To develop willpower we need to perceive the difference between being independent and being willful. Many today demand their rights and privileges based on shifting desires, established codes, buttressed with entrenched social values of mutual selfishness, disguised as the right of free choice. Seldom do we find people speaking of the right to pursue their duties, the ability to refrain from criticizing another in completing his duty, or non-interference in our neighbor's lives. The old proverb "Good fences make good neighbors" is certainly true in our ethical lives where we should refrain from invading the privacy of others, even in thought. A guardian wall may also be fashioned by the cement of silence, protecting another from harmful gossip. Or it may be mixed with the sweet waters of kind, supportive words which do not add to the negative thoughts spread carelessly by a society unaware of the power of sound. We have to become partners with the hierarchy of compassion to reflect its beneficence to others.

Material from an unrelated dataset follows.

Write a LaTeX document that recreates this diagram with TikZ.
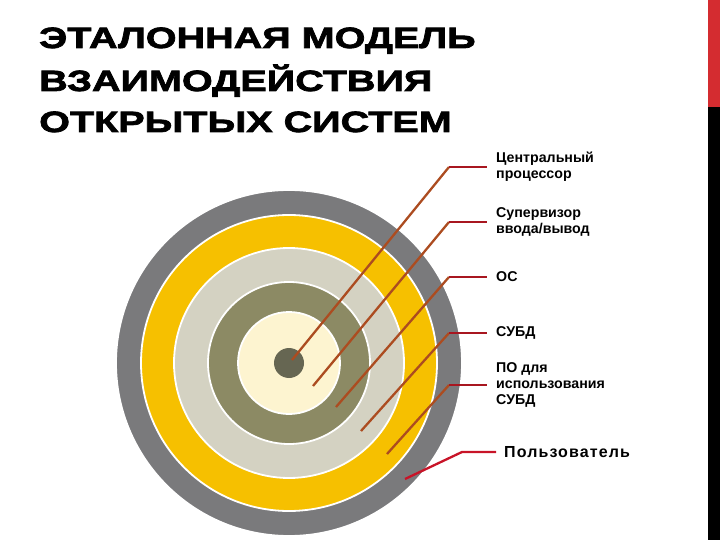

I believe this partnership is what Hugo meant by the authority of the torches, for are there not indeed all kinds of "torches"? There are living beacons who shine as lighthouse beams, faithfully guiding ships from shoals, rocky points, and treacherous shorelines, courageous men and women whose self-sacrifice inflames like fire. There are also rush lights and wisps of inspiration from those whose genius eludes even themselves but sheds light or spurs others onward. Then there are the great beings whose light issues gently and steadily like that of our sun. When Krishna revealed "The glory and amazing splendor of this mighty Being . . . likened to the radiance shed by a thousand suns rising together into the heavens," the sight overwhelmed Arjuna. Thinking of Hugo's statement, G. de Purucker stated:

there are certain human minds and certain human hearts for whom the glorious sun is too bright. They like the authority of the torches. They like the smaller lights because the smaller lights are more easy to follow, more indulgent, easier to understand. But some day they will walk out of the shadows where their only lights are the torches, out of the cave which Plato spoke of, where men saw only the dancing shadows on the wall. They will walk out into the sunlight. Then the torches will be laid aside. — Studies in Occult Philosophy, p. 591

Wise ones do not always dwell amidst mankind in the full splendor of blazing torches, but foster ideas which touch the inner consciousness of those who are ready. One of H. P. Blavatsky's teachers informed A. P. Sinnett that, in contrast to Spiritualism, the only "Spirits" they believed in were the higher planetary spirits, the hierarchy of compassion for our earth. It was their hope to form a "genuine, practical Brotherhood of Humanity where all will become co-workers of nature," working for mankind's good by assisting those "planetary Spirits." To do so we must focus on principles, and not on opinions or issues which invade the brain-mind at every angle. We could visualize the guardian wall protecting mankind as an edifice of Principle. As Franz Hartmann asserted, the human soul admires beautiful forms but the human spirit loves principles. In "A Common Hymn" of Proclus we find these final words to capture the imagination:

While bound for home I raise th' impatient sails,
And paths divine unfold as I ascend.
Give me to see those beams of glorious light,
Which aid the soul from Generation's night . . .
While bound for home I raise th' impatient sails,
Impel my vessel o'er life's stormy main,
Till the fair port of Piety I gain;
For there my soul, with mighty toils oppress'd,
Shall find her long-lost Paradise of rest.